Start of SUPPLIED MATERIAL

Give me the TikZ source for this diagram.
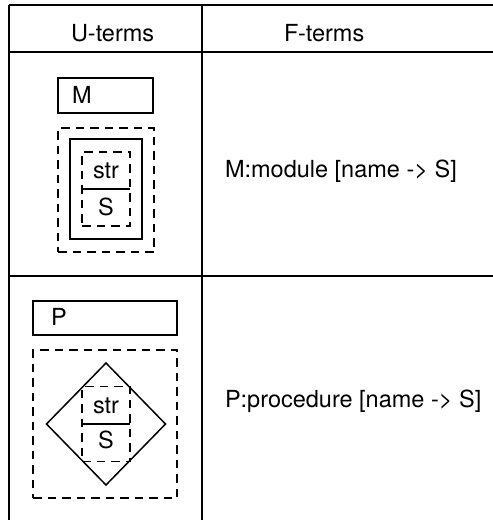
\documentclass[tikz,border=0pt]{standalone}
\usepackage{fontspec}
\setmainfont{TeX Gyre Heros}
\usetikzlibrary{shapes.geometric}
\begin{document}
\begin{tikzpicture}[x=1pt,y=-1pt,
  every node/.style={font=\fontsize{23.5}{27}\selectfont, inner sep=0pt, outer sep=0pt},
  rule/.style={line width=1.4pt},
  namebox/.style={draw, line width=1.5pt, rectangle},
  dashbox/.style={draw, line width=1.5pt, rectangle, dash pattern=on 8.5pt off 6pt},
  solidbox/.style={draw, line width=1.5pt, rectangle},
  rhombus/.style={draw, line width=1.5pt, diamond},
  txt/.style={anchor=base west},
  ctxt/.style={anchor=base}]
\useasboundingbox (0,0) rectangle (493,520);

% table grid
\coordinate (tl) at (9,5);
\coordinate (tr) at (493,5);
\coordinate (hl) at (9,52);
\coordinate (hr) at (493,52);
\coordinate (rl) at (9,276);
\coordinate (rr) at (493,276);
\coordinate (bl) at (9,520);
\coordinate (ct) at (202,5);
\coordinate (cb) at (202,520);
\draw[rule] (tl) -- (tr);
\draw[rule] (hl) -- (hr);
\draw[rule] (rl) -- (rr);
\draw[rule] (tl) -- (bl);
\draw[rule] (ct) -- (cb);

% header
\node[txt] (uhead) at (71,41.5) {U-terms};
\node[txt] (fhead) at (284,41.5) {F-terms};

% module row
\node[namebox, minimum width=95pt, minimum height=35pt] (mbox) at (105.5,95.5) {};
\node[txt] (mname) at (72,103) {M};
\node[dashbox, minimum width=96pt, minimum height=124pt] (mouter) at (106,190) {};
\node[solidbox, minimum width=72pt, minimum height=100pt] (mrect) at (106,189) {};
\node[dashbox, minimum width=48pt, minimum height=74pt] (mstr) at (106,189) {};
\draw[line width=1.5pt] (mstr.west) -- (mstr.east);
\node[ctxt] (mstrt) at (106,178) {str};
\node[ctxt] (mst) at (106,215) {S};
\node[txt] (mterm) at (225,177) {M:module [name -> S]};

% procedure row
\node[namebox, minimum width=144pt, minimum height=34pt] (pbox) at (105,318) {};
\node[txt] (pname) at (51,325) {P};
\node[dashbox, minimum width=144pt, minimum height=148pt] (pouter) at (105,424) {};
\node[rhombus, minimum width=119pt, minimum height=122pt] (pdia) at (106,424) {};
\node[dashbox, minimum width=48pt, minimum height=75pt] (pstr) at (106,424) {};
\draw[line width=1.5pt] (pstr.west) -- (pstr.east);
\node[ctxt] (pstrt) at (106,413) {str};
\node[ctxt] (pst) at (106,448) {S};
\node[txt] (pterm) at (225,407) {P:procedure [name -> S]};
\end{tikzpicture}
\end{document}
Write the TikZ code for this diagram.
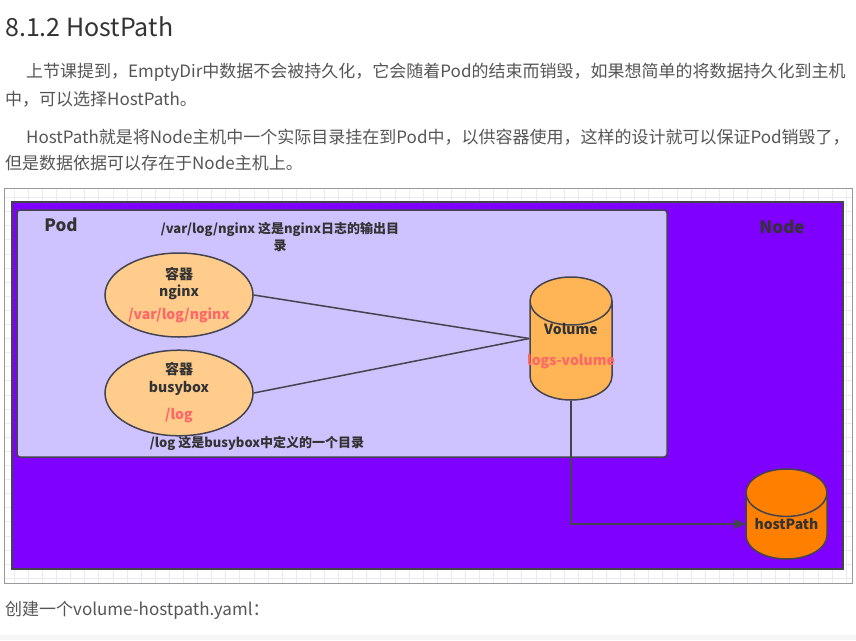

End of SUPPLIED MATERIAL

SHORT TASK:
In this exercise, set down all of the data exactly, without the pictures.

OUTPUT OF THE TASK:
Give me the TikZ source for this diagram.
\documentclass[tikz,border=0pt]{standalone}
\usepackage{fontspec}
\setmainfont{TeX Gyre Heros}
\usetikzlibrary{shapes.geometric}
\begin{document}
\begin{tikzpicture}[x=1pt,y=-1pt,
  every node/.style={font=\fontsize{23.5}{27}\selectfont, inner sep=0pt, outer sep=0pt},
  rule/.style={line width=1.4pt},
  namebox/.style={draw, line width=1.5pt, rectangle},
  dashbox/.style={draw, line width=1.5pt, rectangle, dash pattern=on 8.5pt off 6pt},
  solidbox/.style={draw, line width=1.5pt, rectangle},
  rhombus/.style={draw, line width=1.5pt, diamond},
  txt/.style={anchor=base west},
  ctxt/.style={anchor=base}]
\useasboundingbox (0,0) rectangle (493,520);

% table grid
\coordinate (tl) at (9,5);
\coordinate (tr) at (493,5);
\coordinate (hl) at (9,52);
\coordinate (hr) at (493,52);
\coordinate (rl) at (9,276);
\coordinate (rr) at (493,276);
\coordinate (bl) at (9,520);
\coordinate (ct) at (202,5);
\coordinate (cb) at (202,520);
\draw[rule] (tl) -- (tr);
\draw[rule] (hl) -- (hr);
\draw[rule] (rl) -- (rr);
\draw[rule] (tl) -- (bl);
\draw[rule] (ct) -- (cb);

% header
\node[txt] (uhead) at (71,41.5) {U-terms};
\node[txt] (fhead) at (284,41.5) {F-terms};

% module row
\node[namebox, minimum width=95pt, minimum height=35pt] (mbox) at (105.5,95.5) {};
\node[txt] (mname) at (72,103) {M};
\node[dashbox, minimum width=96pt, minimum height=124pt] (mouter) at (106,190) {};
\node[solidbox, minimum width=72pt, minimum height=100pt] (mrect) at (106,189) {};
\node[dashbox, minimum width=48pt, minimum height=74pt] (mstr) at (106,189) {};
\draw[line width=1.5pt] (mstr.west) -- (mstr.east);
\node[ctxt] (mstrt) at (106,178) {str};
\node[ctxt] (mst) at (106,215) {S};
\node[txt] (mterm) at (225,177) {M:module [name -> S]};

% procedure row
\node[namebox, minimum width=144pt, minimum height=34pt] (pbox) at (105,318) {};
\node[txt] (pname) at (51,325) {P};
\node[dashbox, minimum width=144pt, minimum height=148pt] (pouter) at (105,424) {};
\node[rhombus, minimum width=119pt, minimum height=122pt] (pdia) at (106,424) {};
\node[dashbox, minimum width=48pt, minimum height=75pt] (pstr) at (106,424) {};
\draw[line width=1.5pt] (pstr.west) -- (pstr.east);
\node[ctxt] (pstrt) at (106,413) {str};
\node[ctxt] (pst) at (106,448) {S};
\node[txt] (pterm) at (225,407) {P:procedure [name -> S]};
\end{tikzpicture}
\end{document}
Write the TikZ code for this diagram.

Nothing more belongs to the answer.